Book Review: Lady Thief – A. C. Gaughen

Author: A.C. Gaughen
Genre: Young Adult – Fairy Tale re-tell
Publication Date:  February 11, 2014
**I received an ARC from Netgalley.com.  Other than the joy of reading, I received no compensation for this review.**
Synopsis:  Scarlet’s true identity has been revealed, but her future is uncertain. Her forced marriage to Lord Gisbourne threatens Robin and Scarlet’s love, and as the royal court descends upon Nottingham for the appointment of a new Sheriff, the people of Nottingham hope that Prince John will appoint their beloved Robin Hood. But Prince John has different plans for Nottingham that revolve around a fateful secret from Scarlet’s past even she isn’t yet aware of. Forced to participate at court alongside her ruthless husband, Scarlet must bide her time and act the part of a noblewoman—a worthy sacrifice if it means helping Robin’s cause and a chance at a future with the man she loves. With a fresh line of intrigue and as much passion as ever, the next chapter in Scarlet’s tale will have readers talking once again.
Review:  I was so, so, so very excited to be granted access to read the ARC of Lady Thief.  I read Scarlet in 2012, and have been awaiting the rest of the series since then.  I love the story of Robin Hood, and am not surprised to love the re-telling of the story as well.
Scarlet left off after Scarlet saves Robin by marrying Lord Gisbourne, despite having come to realize that Robin loves her, and she him.  The drama that unfolds gave me flash back between Robin Hood movies I’ve watched and other books (mostly of a dystopian nature) I’ve read recently.
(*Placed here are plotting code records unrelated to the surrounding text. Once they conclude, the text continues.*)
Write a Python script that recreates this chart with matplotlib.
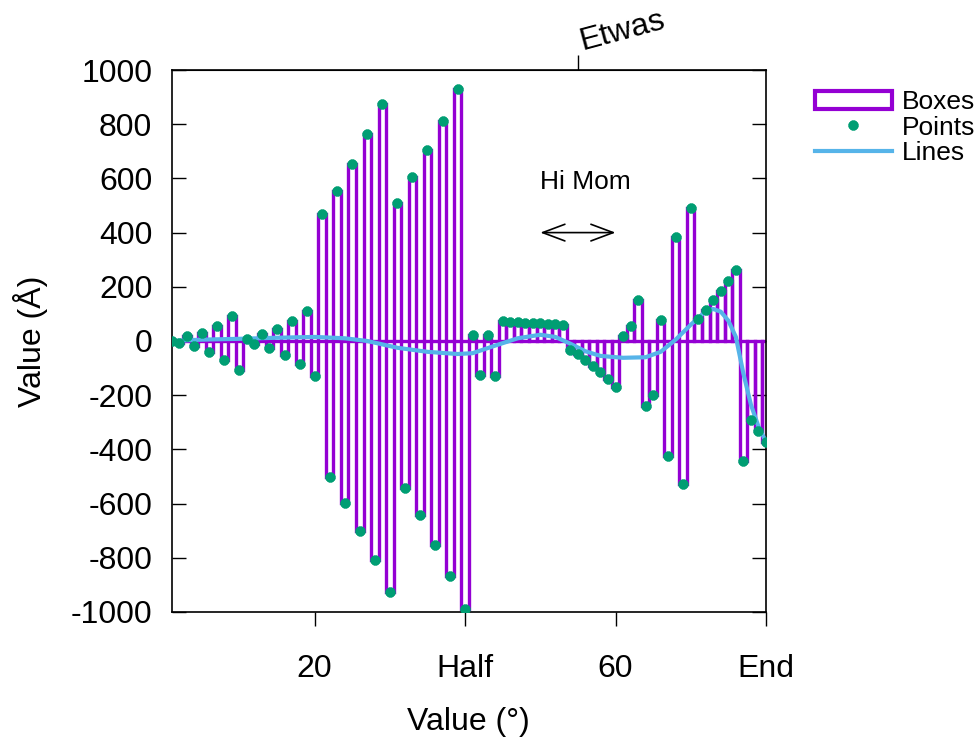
import matplotlib
matplotlib.use('Agg')
import matplotlib.pyplot as plt
from matplotlib.patches import Rectangle
from matplotlib.lines import Line2D

plt.rcParams['font.family'] = ['Liberation Sans', 'DejaVu Sans']

# ---- data ----
x_vals = list(range(1, 81))
box_vals = [0, -8, 17, -18, 29, -41, 57, -70, 91, -107,
            8, -12, 25, -27, 43, -52, 72, -85, 110, -129,
            468, -502, 555, -597, 654, -700, 762, -807, 875, -925,
            508, -544, 604, -643, 703, -751, 812, -866, 931, -990,
            23, -124, 23, -130, 72, 71, 70, 68, 66, 65,
            63, 62, 60, -33, -47, -70, -91, -115, -142, -168,
            20, 55, 150, -241, -201, 78, -423, 384, -528, 491,
            82, 115, 150, 183, 220, 263, -442, -290, -333, -374]
line_x = [1, 5, 10, 15, 20, 24, 27, 31, 35, 39, 41, 44, 47, 50, 52, 54, 56,
          58, 61, 64, 66, 68, 70, 72, 73, 74, 75, 76, 77, 78, 79, 80]
line_y = [0, 5, 8, 12, 15, 10, 0, -25, -40, -48, -45, -17, 10, 23, 15, -10, -38,
          -55, -62, -60, -40, 5, 60, 110, 118, 108, 75, 15, -120, -235, -315, -372]
xtick_pos = [20, 40, 60, 80]
xtick_labels = ['20', 'Half', '60', 'End']
ytick_pos = list(range(-1000, 1001, 200))
x2tick_pos = [55]
x2tick_labels = ['Etwas']
label_text = 'Hi Mom'
label_pos = (50, 585)
arrow_from = (50, 400)
arrow_to = (60, 400)

c_box = '#9400D3'
c_pts = '#009E73'
c_line = '#56B4E9'
big = 23
small = 19

fig = plt.figure(figsize=(9.75, 7.4), dpi=100)
ax = fig.add_axes([0.1761, 0.1730, 0.6095, 0.7324])

ax.bar(x_vals, box_vals, width=1.0, fill=False, edgecolor=c_box,
       linewidth=2.4, zorder=2)
ax.plot(line_x, line_y, color=c_line, linewidth=3.0, zorder=3,
        solid_capstyle='round', solid_joinstyle='round')
ax.plot(x_vals, box_vals, linestyle='none', marker=(8, 2, 0), markersize=7,
        markeredgewidth=2.6, color=c_pts, zorder=4)

ax.set_xlim(1, 80)
ax.set_ylim(-1000, 1000)

ax.set_xticks(xtick_pos, labels=xtick_labels)
ax.set_yticks(ytick_pos, labels=[str(v) for v in ytick_pos])
ax.tick_params(axis='x', direction='out', length=10, width=1.0,
               labelsize=big, pad=20, top=False)
ax.tick_params(axis='y', direction='in', length=10, width=1.0,
               labelsize=big, pad=14, left=True, right=True)
for s in ax.spines.values():
    s.set_linewidth(1.2)
    s.set_color('black')

ax.set_xlabel('Value (°)', fontsize=big, labelpad=17)
ax.set_ylabel('Value (Å)', fontsize=big, labelpad=16)

# top axis: single tick with rotated label
sec = ax.secondary_xaxis('top')
sec.set_xticks(x2tick_pos, labels=[''] * len(x2tick_pos))
sec.tick_params(axis='x', direction='out', length=11, width=1.0)
for pos, lab in zip(x2tick_pos, x2tick_labels):
    ax.annotate(lab, xy=(pos, 1.0), xycoords=('data', 'axes fraction'),
                xytext=(4, 20), textcoords='offset pixels', fontsize=big,
                rotation=15, rotation_mode='anchor', ha='left', va='baseline',
                annotation_clip=False)

ax.text(label_pos[0], label_pos[1], label_text, fontsize=small,
        ha='left', va='center')
ax.annotate('', xy=arrow_to, xytext=arrow_from,
            arrowprops=dict(arrowstyle='<->,head_length=0.8,head_width=0.3',
                            color='black', lw=1.2, mutation_scale=20,
                            shrinkA=0, shrinkB=0))

handles = [Rectangle((0, 0), 1, 1, fill=False, edgecolor=c_box, linewidth=3),
           Line2D([], [], linestyle='none', marker=(8, 2, 0), markersize=7,
                  markeredgewidth=2.6, color=c_pts),
           Line2D([], [], color=c_line, linewidth=3)]
fig.legend(handles, ['Boxes', 'Points', 'Lines'], loc='upper left',
           bbox_to_anchor=(0.836, 0.878), frameon=False, fontsize=small,
           handlelength=2.9, handletextpad=0.4, labelspacing=0.05,
           borderaxespad=0, borderpad=0)

fig.savefig('out.png', dpi=100)
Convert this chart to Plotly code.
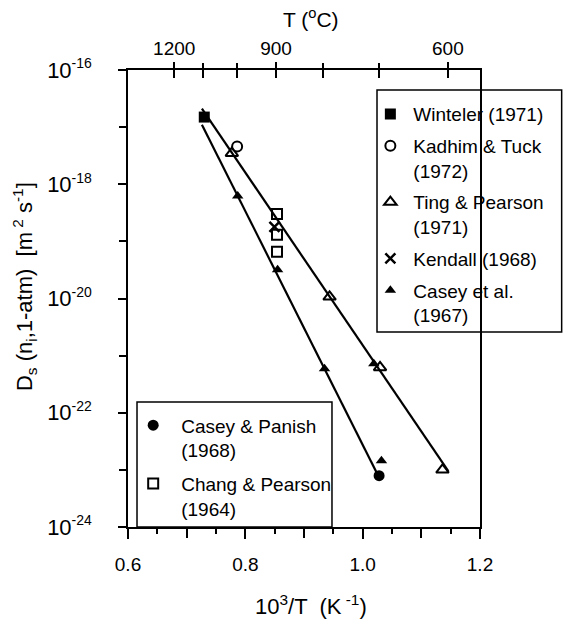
import plotly.graph_objects as go

# ---------------- data ----------------
winteler_x = [0.730]
winteler_D = [1.5e-17]

kadhim_x = [0.786]
kadhim_D = [4.6e-18]

ting_x = [0.777, 0.9436, 1.0296, 1.136]
ting_D = [3.5e-18, 1.07e-20, 6.2e-22, 1.0e-23]

kendall_x = [0.8496]
kendall_D = [1.8e-19]

casey67_x = [0.787, 0.855, 0.935, 1.019, 1.032]
casey67_D = [6.2e-19, 3.2e-20, 5.9e-22, 7.2e-22, 1.45e-23]

caseypanish_x = [1.028]
caseypanish_D = [7.9e-24]

chang_x = [0.854, 0.854, 0.854]
chang_D = [3.0e-19, 1.3e-19, 6.6e-20]

fit_upper_x = [0.726, 1.146]
fit_upper_D = [2.1e-17, 9.5e-24]
fit_lower_x = [0.726, 1.025]
fit_lower_D = [1.1e-17, 8.5e-24]

x_labeled = [0.6, 0.8, 1.0, 1.2]
x_labels = ["0.6", "0.8", "1.0", "1.2"]
x_unlabeled = [0.7, 0.9, 1.1]
y_labeled_exp = [-16, -18, -20, -22, -24]
y_unlabeled_exp = [-17, -19, -21, -23]
top_temps_C = [1200, 1100, 1000, 900, 800, 700, 600]
top_labeled_C = [1200, 900, 600]

# ---------------- figure ----------------
FONT = "Liberation Sans, Arial, sans-serif"
fig = go.Figure()

lk = dict(color="black", width=2.2)
fig.add_trace(go.Scatter(x=fit_upper_x, y=fit_upper_D, mode="lines", line=lk,
                         showlegend=False, hoverinfo="skip"))
fig.add_trace(go.Scatter(x=fit_lower_x, y=fit_lower_D, mode="lines", line=lk,
                         showlegend=False, hoverinfo="skip"))

def pts(x, y, name, symbol, size, legend, group, lw=2):
    fig.add_trace(go.Scatter(
        x=x, y=y, mode="markers", name=name, legend=legend, legendgroup=group,
        marker=dict(symbol=symbol, size=size, color="black",
                    line=dict(color="black", width=lw))))

pts(winteler_x, winteler_D, "Winteler (1971)", "square", 11, "legend", "a", 0)
pts(kadhim_x, kadhim_D, "Kadhim & Tuck<br>(1972)", "circle-open", 10, "legend", "b")
pts(ting_x, ting_D, "Ting & Pearson<br>(1971)", "triangle-up-open", 11, "legend", "c")
pts(kendall_x, kendall_D, "Kendall (1968)", "x-thin-open", 10, "legend", "d", 2.5)
pts(casey67_x, casey67_D, "Casey et al.<br>(1967)", "triangle-up", 10, "legend", "e", 0)
pts(caseypanish_x, caseypanish_D, "Casey & Panish<br>(1968)", "circle", 11, "legend2", "f", 0)
pts(chang_x, chang_D, "Chang & Pearson<br>(1964)", "square-open", 10, "legend2", "g")

# dummy traces to bind the helper axes
for xa in ["x2", "x3", "x4", "x5"]:
    fig.add_trace(go.Scatter(x=[None], y=[None], xaxis=xa, yaxis="y",
                             showlegend=False, hoverinfo="skip"))
fig.add_trace(go.Scatter(x=[None], y=[None], xaxis="x", yaxis="y2",
                         showlegend=False, hoverinfo="skip"))

inv_T = lambda tc: 1000.0 / (tc + 273.15)
top_all = [inv_T(t) for t in top_temps_C]
top_lab = [inv_T(t) for t in top_labeled_C]

base = dict(showgrid=False, zeroline=False, linecolor="black", linewidth=1.5,
            tickcolor="black", tickwidth=1.5)
f19 = dict(tickfont=dict(family=FONT, size=19, color="black"))
XR = [0.6, 1.2]

fig.update_layout(
    width=563, height=625,
    margin=dict(l=128, r=83, t=70, b=98),
    paper_bgcolor="white", plot_bgcolor="white",
    font=dict(family=FONT, size=19, color="black"),
    xaxis=dict(range=XR, tickmode="array", tickvals=x_labeled, ticktext=x_labels,
               ticks="outside", ticklen=10, showline=True, ticklabelstandoff=9,
               minor=dict(tickmode="linear", tick0=0.65, dtick=0.1, ticks="outside",
                          ticklen=5, tickwidth=1.5, tickcolor="black"),
               **base, **f19),
    xaxis5=dict(range=XR, overlaying="x", side="bottom", tickmode="array",
                tickvals=x_unlabeled, ticks="outside", ticklen=10,
                showticklabels=False, showline=False, **base),
    xaxis2=dict(range=XR, overlaying="x", side="top", tickmode="array",
                tickvals=top_lab, ticktext=[str(t) for t in top_labeled_C],
                ticks="outside", ticklen=6, showline=True, ticklabelstandoff=0,
                **base, **f19),
    xaxis3=dict(range=XR, overlaying="x", side="top", tickmode="array",
                tickvals=top_all, ticks="outside", ticklen=6,
                showticklabels=False, showline=False, **base),
    xaxis4=dict(range=XR, overlaying="x", side="top", tickmode="array",
                tickvals=top_all, ticks="inside", ticklen=8,
                showticklabels=False, showline=False, **base),
    yaxis=dict(type="log", range=[-24, -16], tickmode="array",
               tickvals=[10.0 ** e for e in y_labeled_exp],
               ticktext=["10<sup><span style='font-size:14px'>%d</span></sup>" % e
                         for e in y_labeled_exp],
               ticks="outside", ticklen=8, showline=True, mirror=True,
               ticklabelstandoff=22, tickfont=dict(family=FONT, size=22, color="black"),
               **base),
    yaxis2=dict(type="log", range=[-24, -16], overlaying="y", side="left",
                tickmode="array", tickvals=[10.0 ** e for e in y_unlabeled_exp],
                ticks="outside", ticklen=8, showticklabels=False, showline=False,
                **base),
    legend=dict(x=0.68, y=0.945, xanchor="left", yanchor="top", bgcolor="rgba(0,0,0,0)",
                borderwidth=0, itemwidth=36, valign="top", tracegroupgap=4,
                traceorder="grouped", font=dict(family=FONT, size=19, color="black")),
    legend2=dict(x=-0.008, y=0.264, xanchor="left", yanchor="top",
                 bgcolor="rgba(0,0,0,0)", borderwidth=0, itemwidth=46, valign="top",
                 tracegroupgap=6, traceorder="grouped",
                 font=dict(family=FONT, size=19, color="black")),
    shapes=[
        dict(type="rect", xref="paper", yref="paper", x0=0.7074, x1=1.232,
             y0=0.4267, y1=0.956, line=dict(color="black", width=1.5),
             fillcolor="white", layer="below"),
        dict(type="rect", xref="paper", yref="paper", x0=0.0256, x1=0.5795,
             y0=0.0, y1=0.2735, line=dict(color="black", width=1.5),
             fillcolor="white", layer="below"),
    ],
    annotations=[
        dict(text="T (<sup>o</sup>C)", xref="paper", yref="paper", x=0.52, y=1.0,
             yshift=52, showarrow=False, xanchor="center", yanchor="middle",
             font=dict(family=FONT, size=21)),
        dict(text="10<sup>3</sup>/T  (K<sup> -1</sup>)", xref="paper", yref="paper",
             x=0.52, y=0.0, yshift=-78, showarrow=False, xanchor="center",
             yanchor="middle", font=dict(family=FONT, size=22)),
        dict(text="D<sub>s</sub> (n<sub>i</sub>,1-atm)  [m<sup> 2</sup> s<sup>-1</sup>]",
             xref="paper", yref="paper", x=0.0, xshift=-104, y=0.525, textangle=-90,
             showarrow=False, xanchor="center", yanchor="middle",
             font=dict(family=FONT, size=22)),
    ],
)

fig.write_html("out.html")
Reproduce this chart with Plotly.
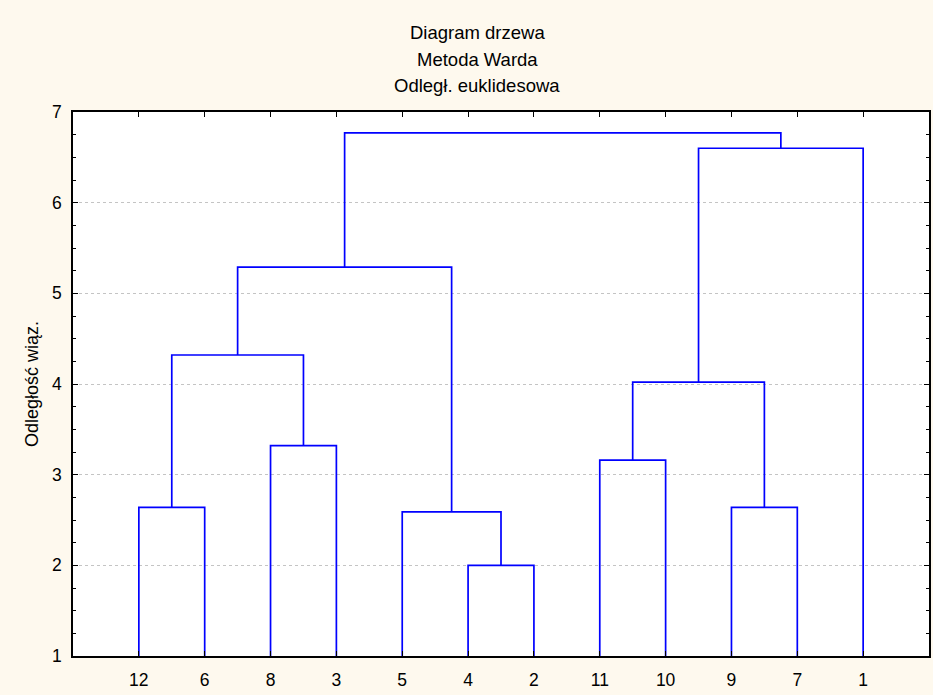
import plotly.graph_objects as go

# Leaf order along the x axis (object numbers)
leaf_labels = ["12", "6", "8", "3", "5", "4", "2", "11", "10", "9", "7", "1"]

# Agglomeration steps: (left child, right child, linkage distance)
# children are leaf labels or indices of earlier steps ("s0", "s1", ...)
merges = [
    ("4", "2", 2.00),      # s0
    ("5", "s0", 2.59),     # s1
    ("12", "6", 2.64),     # s2
    ("9", "7", 2.64),      # s3
    ("11", "10", 3.16),    # s4
    ("8", "3", 3.32),      # s5
    ("s4", "s3", 4.02),    # s6
    ("s2", "s5", 4.32),    # s7
    ("s7", "s1", 5.29),    # s8
    ("s6", "1", 6.60),     # s9
    ("s8", "s9", 6.77),    # s10
]

title_lines = ["Diagram drzewa", "Metoda Warda", "Odległ. euklidesowa"]
y_title = "Odległość wiąz."

BASE = 1.0
leaf_pos = {lab: i + 1 for i, lab in enumerate(leaf_labels)}
node_pos = {}
node_h = {}
for lab, p in leaf_pos.items():
    node_pos[lab] = p
    node_h[lab] = BASE

xs, ys = [], []
for k, (a, b, h) in enumerate(merges):
    xa, xb = node_pos[a], node_pos[b]
    ha, hb = node_h[a], node_h[b]
    xs += [xa, xa, xb, xb, None]
    ys += [ha, h, h, hb, None]
    key = f"s{k}"
    node_pos[key] = (xa + xb) / 2
    node_h[key] = h

FONT = "Liberation Sans, Arial, sans-serif"
W, H = 933, 695
ML, MR, MT, MB = 73, 2, 112, 39
plot_w = W - ML - MR
plot_h = H - MT - MB

fig = go.Figure()
fig.add_trace(go.Scatter(
    x=xs, y=ys, mode="lines",
    line=dict(color="#0000FF", width=1.7),
    hoverinfo="skip", showlegend=False,
))

fig.update_layout(
    width=W, height=H,
    margin=dict(l=ML, r=MR, t=MT, b=MB),
    paper_bgcolor="#FEF9EE",
    plot_bgcolor="#FFFFFF",
    font=dict(family=FONT, size=17, color="#000000"),
    showlegend=False,
)

fig.update_xaxes(
    range=[0, 13],
    tickmode="array",
    tickvals=list(leaf_pos.values()),
    ticktext=leaf_labels,
    ticks="inside", ticklen=5, tickcolor="#000000", tickwidth=1,
    showline=True, linecolor="#000000", linewidth=1.5,
    mirror="ticks",
    showgrid=False, zeroline=False,
    ticklabelstandoff=7,
    tickfont=dict(family=FONT, size=17.5),
)

fig.update_yaxes(
    range=[1, 7],
    tickmode="linear", tick0=1, dtick=1,
    ticks="inside", ticklen=5, tickcolor="#000000", tickwidth=1,
    minor=dict(dtick=0.25, ticks="inside", ticklen=3, tickcolor="#000000",
               showgrid=False),
    showline=True, linecolor="#000000", linewidth=1.5,
    mirror="ticks",
    showgrid=True, gridcolor="#C4C4C4", griddash="dot", gridwidth=1,
    zeroline=False,
    ticklabelstandoff=6,
    tickfont=dict(family=FONT, size=17.5),
)

# Y axis title placed beside the tick labels
fig.add_annotation(
    text=y_title, xref="paper", yref="paper",
    x=(32 - ML) / plot_w, y=0.5, textangle=-90,
    xanchor="center", yanchor="middle", showarrow=False,
    font=dict(family=FONT, size=18, color="#000000"),
)

# Three-line chart title
for text, yc in zip(title_lines, [33, 59, 86]):
    fig.add_annotation(
        text=text, xref="paper", yref="paper",
        x=(478 - ML) / plot_w, y=1 + (MT - yc) / plot_h,
        xanchor="center", yanchor="middle", showarrow=False,
        font=dict(family=FONT, size=18.5, color="#000000"),
    )

fig.write_html("out.html")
Scarlet (Lady Marian) is a wonderful heroine, and maintains difficult yet loving disposition that was established in Scarlet.  This book is full of adventure, and revelation, and romance.  Oh the romance between Scarlet and Robin is wonderful, and exactly what you want to see from a classic Robin and Maid Marian.
The ending of this book is shocking, and in no way will give you flashbacks of of Disney foxes we grew up on.  And what would a good middle book be without one big whopper of a cliffhanger, eh?  It is totally worth it though.  The story of Robin and Scarlet has started to take on a shape of its own and I absolutely cannot wait for the next book already.
This book is suitable for young adults; high school age and above.  I would have no hesitancy in letting my 9th grader (if I had a 9th grader) read this book.  Well, there is violence, but only of the nature you would expect from a Robin Hood story.